Emily Kingsbury, one of his business partners at Slab, said Lanzalotta was very private and didn’t want people knowing about his health struggles. When customers asked for him, Kingsbury would say he was out but would be back soon enough to make the dough. Even though he had stopped working at the restaurant four years ago, he still came in occasionally to make the dough, “just because he liked it,” she said.



Originally from Waterford, Connecticut, Lanzalotta moved to Maine with his then-wife and three children in 1991 to live near homesteaders and authors Helen and Scott Nearing. There, he learned many skills, including woodworking and baking, and went on to open his first bakery in Blue Hill. Around 2000, his family moved to Portland, where he lived since then. 

Lanzalotta opened Sophia’s, a bakery on Market Street that also housed Due Gallery – Italian for “two” – which displayed his and his friend Ian Factor’s oil paintings. After it closed, he became the bakery manager at Micucci’s, where his Sicilian slab pizza developed its own customer base.

Lanzalotta preparing pizza dough at Micucci’s in 2007. Doug Jones/Staff Photographer

Lanzalotta was fired in 2013 for what he described at the time as “ ‘overstepping my bounds’ in advocating for raises and fuller work weeks for bakery assistants under my direction, and recommending store changes to improve traffic work flow.” A debate ensued about who could use his renowned pizza recipe.
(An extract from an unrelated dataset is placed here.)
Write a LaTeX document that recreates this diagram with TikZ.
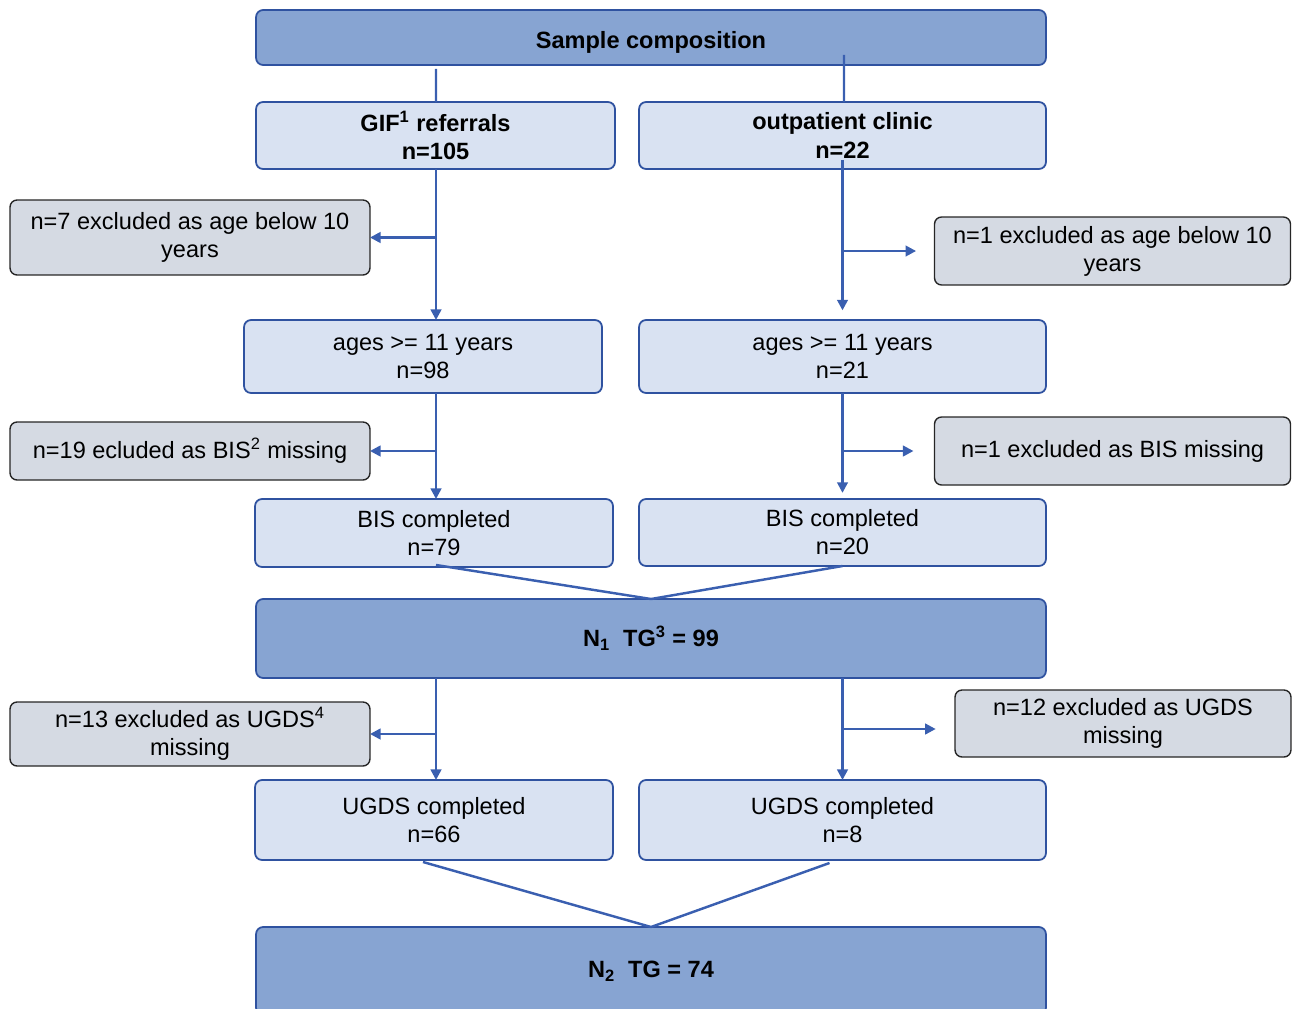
\documentclass[tikz,border=0pt]{standalone}
\usepackage{fontspec}
\setmainfont{Liberation Sans}
\usetikzlibrary{arrows.meta,calc}
\definecolor{darkfill}{HTML}{87A4D2}
\definecolor{lightfill}{HTML}{D9E2F2}
\definecolor{grayfill}{HTML}{D5DAE3}
\definecolor{bluebord}{HTML}{2F52A0}
\definecolor{connc}{HTML}{3A5FB0}
\begin{document}
\begin{tikzpicture}[x=0.02cm,y=-0.02cm,
  every node/.style={font=\fontsize{13.4}{16}\selectfont, align=center, inner sep=0pt, outer sep=0pt},
  mainbox/.style={draw=bluebord, line width=1pt, fill=darkfill, rounded corners=4pt, font=\fontsize{13.4}{16}\selectfont\bfseries},
  srcbox/.style={draw=bluebord, line width=1pt, fill=lightfill, rounded corners=4pt, font=\fontsize{13.4}{16}\selectfont\bfseries},
  stagebox/.style={draw=bluebord, line width=1pt, fill=lightfill, rounded corners=4pt},
  exbox/.style={draw=black!85, line width=0.8pt, fill=grayfill, rounded corners=4pt},
  conn/.style={draw=connc, line width=1.4pt},
  arr/.style={conn, -{Triangle[length=6pt,width=6pt]}}
]
\useasboundingbox (0,0) rectangle (1292,1008);

\node[mainbox, minimum width=15.8cm, minimum height=1.1cm, text height=13pt, text depth=0pt] (top) at (651,37.5) {Sample composition};
\node[srcbox, minimum width=7.18cm, minimum height=1.34cm] (gif) at (435.5,135.5) {GIF\textsuperscript{1} referrals\\n=105};
\node[srcbox, minimum width=8.14cm, minimum height=1.34cm] (out) at (842.5,135.5) {outpatient clinic\\n=22};

\node[exbox, minimum width=7.2cm, minimum height=1.5cm] (ex1) at (190,237.5) {n=7 excluded as age below 10\\years};
\node[exbox, minimum width=7.12cm, minimum height=1.36cm] (ex2) at (1112.5,251) {n=1 excluded as age below 10\\years};

\node[stagebox, minimum width=7.16cm, minimum height=1.46cm] (ageL) at (423,356.5) {ages >= 11 years\\n=98};
\node[stagebox, minimum width=8.14cm, minimum height=1.46cm] (ageR) at (842.5,356.5) {ages >= 11 years\\n=21};

\node[exbox, minimum width=7.2cm, minimum height=1.16cm] (ex3) at (190,451) {n=19 ecluded as BIS\textsuperscript{2} missing};
\node[exbox, minimum width=7.12cm, minimum height=1.36cm] (ex4) at (1112.5,451) {n=1 excluded as BIS missing};

\node[stagebox, minimum width=7.16cm, minimum height=1.36cm] (bisL) at (434,533) {BIS completed\\n=79};
\node[stagebox, minimum width=8.14cm, minimum height=1.34cm] (bisR) at (842.5,532.5) {BIS completed\\n=20};

\node[mainbox, minimum width=15.8cm, minimum height=1.58cm] (n1) at (651,638.5) {N\textsubscript{1}\ \ TG\textsuperscript{3} = 99};

\node[exbox, minimum width=7.2cm, minimum height=1.28cm] (ex5) at (190,734) {n=13 excluded as UGDS\textsuperscript{4}\\missing};
\node[exbox, minimum width=6.72cm, minimum height=1.34cm] (ex6) at (1123,723.5) {n=12 excluded as UGDS\\missing};

\node[stagebox, minimum width=7.16cm, minimum height=1.6cm] (ugL) at (434,820) {UGDS completed\\n=66};
\node[stagebox, minimum width=8.14cm, minimum height=1.6cm] (ugR) at (842.5,820) {UGDS completed\\n=8};

\node[mainbox, minimum width=15.8cm, minimum height=1.76cm] (n2) at (651,971) {N\textsubscript{2}\ \ TG = 74};

% helper coordinates for the trunks
\coordinate (gL) at ($(gif.south)+(0.5,0)$);
\coordinate (aL) at ($(ageL.south)+(13,0)$);
\coordinate (nL) at ($(n1.south)+(-215,0)$);
\coordinate (oR) at ($(out.south)+(0,-9)$);
\coordinate (nR) at (n1.south -| ugR.north);
\coordinate (e6) at ($(ex6.west)+(0,5.5)$);

% top split
\draw[conn] ($(top.south)+(-215,4)$) -- ($(gif.north)+(0.5,0)$);
\draw[conn] ($(top.south)+(193,-10)$) -- ($(out.north)+(1.5,0)$);

% left column
\draw[arr] (gL) -- (gL |- ageL.north);
\draw[arr] (gL |- ex1.east) -- (ex1.east);
\draw[arr] (aL) -- (aL |- bisL.north);
\draw[arr] (aL |- ex3.east) -- (ex3.east);
\draw[arr] (nL) -- (nL |- ugL.north);
\draw[arr] (nL |- ex5.east) -- (ex5.east);

% right column
\draw[arr, shorten >=5.5pt] (oR) -- (oR |- ageR.north);
\draw[arr, shorten >=10.5pt] (oR |- ex2.west) -- (ex2.west);
\draw[arr, shorten >=3.5pt] (ageR.south) -- (ageR.south |- bisR.north);
\draw[arr, shorten >=12pt] (ageR.south |- ex4.west) -- (ex4.west);
\draw[arr] (nR) -- (ugR.north);
\draw[arr, shorten >=11pt] (nR |- e6) -- (e6);

% merges
\draw[conn] ($(bisL.south)+(2,-2)$) -- (n1.north);
\draw[conn] (bisR.south) -- (n1.north);
\draw[conn] ($(ugL.south)+(-11,2)$) -- (n2.north);
\draw[conn] ($(ugR.south)+(-13,3)$) -- (n2.north);
\end{tikzpicture}
\end{document}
That year, he teamed up with a group of Portland restaurateurs to create Slab Sicilian Street Food, where his recipes live on.

“Our whole goal here at Slab is to continue with his legacy and the food that he made, and for us to continue to make it in his honor,” Kingsbury said.
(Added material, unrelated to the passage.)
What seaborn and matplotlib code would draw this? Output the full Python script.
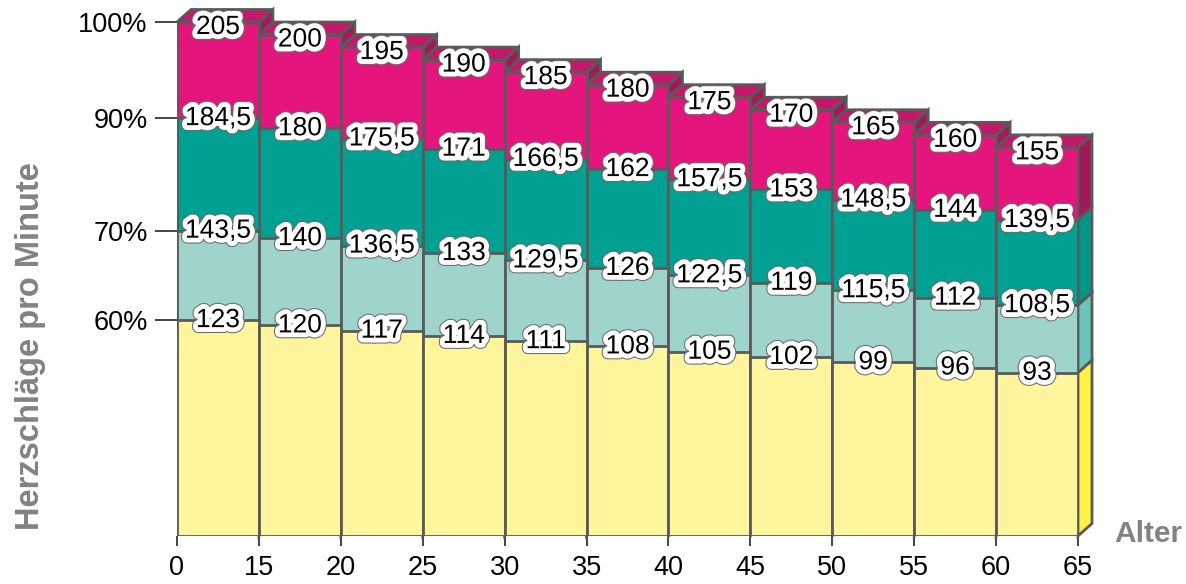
import numpy as np
import pandas as pd
import matplotlib
matplotlib.use("Agg")
import matplotlib.pyplot as plt
import matplotlib.patheffects as pe
from matplotlib.patches import Polygon
import seaborn as sns

# age limits on the x axis, one bar per age group
age_edges = [0, 15, 20, 25, 30, 35, 40, 45, 50, 55, 60, 65]
age_groups = ["0-15", "15-20", "20-25", "25-30", "30-35", "35-40",
              "40-45", "45-50", "50-55", "55-60", "60-65"]

# heart rate (beats per minute) at 100%, 90%, 70% and 60% of the maximum
hr_100 = [205, 200, 195, 190, 185, 180, 175, 170, 165, 160, 155]
hr_90 = [184.5, 180, 175.5, 171, 166.5, 162, 157.5, 153, 148.5, 144, 139.5]
hr_70 = [143.5, 140, 136.5, 133, 129.5, 126, 122.5, 119, 115.5, 112, 108.5]
hr_60 = [123, 120, 117, 114, 111, 108, 105, 102, 99, 96, 93]

zone_labels = ["100%", "90%", "70%", "60%"]

# the graphic is schematic: bar height follows the max rate, but the zone
# borders are drawn at these fractions of the bar height
zone_drawn = [1.0, 0.813, 0.594, 0.42]

front_colors = ["#e5157e", "#00a192", "#9fd4cc", "#fff59c"]
side_colors = ["#9e1b57", "#00968a", "#6cc3b8", "#fff244"]
top_color = "#c4186c"
edge = "#5a5a5a"

df = pd.DataFrame({"age": age_groups, "hr_100": hr_100, "hr_90": hr_90,
                   "hr_70": hr_70, "hr_60": hr_60})
zones = ["hr_100", "hr_90", "hr_70", "hr_60"]
for z, f in zip(zones, zone_drawn):
    df["h_" + z] = df["hr_100"] * f

sns.set_theme(style="ticks")
plt.rcParams["font.family"] = ["Liberation Sans", "DejaVu Sans"]

W, H = 1186, 584
fig = plt.figure(figsize=(W / 100, H / 100), dpi=100)
ax_left, ax_right, ax_bottom = 177, 1078, 536
ax = fig.add_axes([ax_left / W, (H - ax_bottom) / H,
                   (ax_right - ax_left) / W, ax_bottom / H])

# px per beat so the 205 bar reaches 100% line at y=22px
px_per_unit = (ax_bottom - 22) / hr_100[0]

# fronts, tallest zone first so the lower zones sit on top
for z, c in zip(zones, front_colors):
    sns.barplot(data=df, x="age", y="h_" + z, color=c, saturation=1,
                width=1, edgecolor=edge, linewidth=2, errorbar=None,
                zorder=3, ax=ax)
ax.set_xlim(-0.5, len(age_groups) - 0.5)
ax.set_ylim(0, ax_bottom / px_per_unit)

# 3D depth: side faces and top faces
px_per_x = (ax_right - ax_left) / len(age_groups)
dx = 14 / px_per_x
dy = 12.5 / px_per_unit
for i, row in df.iterrows():
    R = i + 0.5
    L = i - 0.5
    levels = [row["h_" + z] for z in zones] + [0]
    for k in range(4):
        hi, lo = levels[k], levels[k + 1]
        ax.add_patch(Polygon([(R, lo), (R + dx, lo + dy), (R + dx, hi + dy), (R, hi)],
                             closed=True, facecolor=side_colors[k], edgecolor=edge,
                             linewidth=2, zorder=1, clip_on=False))
    top = levels[0]
    ax.add_patch(Polygon([(L, top), (R, top), (R + dx, top + dy), (L + dx, top + dy)],
                         closed=True, facecolor=top_color, edgecolor=edge,
                         linewidth=2, zorder=2, clip_on=False))

# value labels with white halo
halo = [pe.Stroke(linewidth=8.5, foreground="#6a6a6a"),
        pe.Stroke(linewidth=7, foreground="white"), pe.Normal()]
for i, row in df.iterrows():
    for k, z in enumerate(zones):
        v = row[z]
        txt = f"{v:g}".replace(".", ",")
        y = row["h_" + z]
        if k == 0:
            y -= 5 / px_per_unit
        ax.text(i, y, txt, ha="center", va="center", fontsize=19,
                color="black", zorder=6, path_effects=halo)

# axes
ax.set_yticks([hr_100[0] * f for f in zone_drawn])
ax.set_yticklabels(zone_labels)
ax.set_xticks(np.arange(len(age_edges)) - 0.5)
ax.set_xticklabels([str(a) for a in age_edges])
ax.tick_params(axis="y", length=16, width=1.4, color="#444444", pad=5,
               labelsize=19.5, labelcolor="black")
ax.tick_params(axis="x", length=7, width=1.4, color="#444444", pad=7,
               labelsize=19.5, labelcolor="black")
sns.despine(ax=ax, left=True, bottom=True)
ax.set_xlabel("")
ax.set_ylabel("")

fig.text(31 / W, 1 - 346 / H, "Herzschläge pro Minute", rotation=90,
         ha="center", va="center", fontsize=23.5, fontweight="bold", color="#808285")
fig.text(1114 / W, 1 - 534 / H, "Alter", ha="left", va="center",
         fontsize=21.5, fontweight="bold", color="#808285")

fig.savefig("out.png", dpi=100)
She recalled the first time she saw Lanzalotta make pizza.

“He was just so excited. He was always so excited, to bake and to put food out for people. And, you know, it was really kind of thrilling when we first opened up,” she said.


Susan LaVerdiere first met Lanzalotta in Slab’s kitchen the summer it opened, and they soon became friends.

“He taught us the precision and the art of making the dough, and we spent many, many days learning the recipes,” LaVerdiere said. “He was very detail oriented, very intense in wanting authenticity for the foods, and it was a very fascinating learning process in that way.”

When Slab first moved into the former Portland Public Market building, Lanzalotta stunned his co-workers with his intricate handiwork, painting and sculpting a wall in the new space. He handled it with the same care and mastery as he did his dough.


“Everything he touched was an art form,” LaVerdiere said.

The chef was full of surprises, she said, recalling watching him perform martial arts.


“He was doing very, very subtle and slow, I think it was Tai Chi, maybe, movements, and then he would pop a punch or a kick, and I remember him kicking the freezer,” LaVerdiere said. “It was so surprising because he was so graceful and gentle. He was a dancer.”

Lanzalotta became a published author in 2006 when he wrote “The Diet Code,” a weight-loss book in which he used mathematical principles to explain his healthy eating tips and philosophy.

“He’s the only human I’ve ever known who truly embodied genius – like, his mind was so, so many levels of fascinating depths,” LaVerdiere said. “I’ve never met anyone else like him in my entire life.” 

As talented as he was at baking, woodworking and painting, his daughter said he was even more remarkable as a person, “the most authentic and genuine human being I’ve ever known,” Shaia Lanzalotta said. “If he could improve the world in a better way, he would try to do that with everybody he came in contact with.”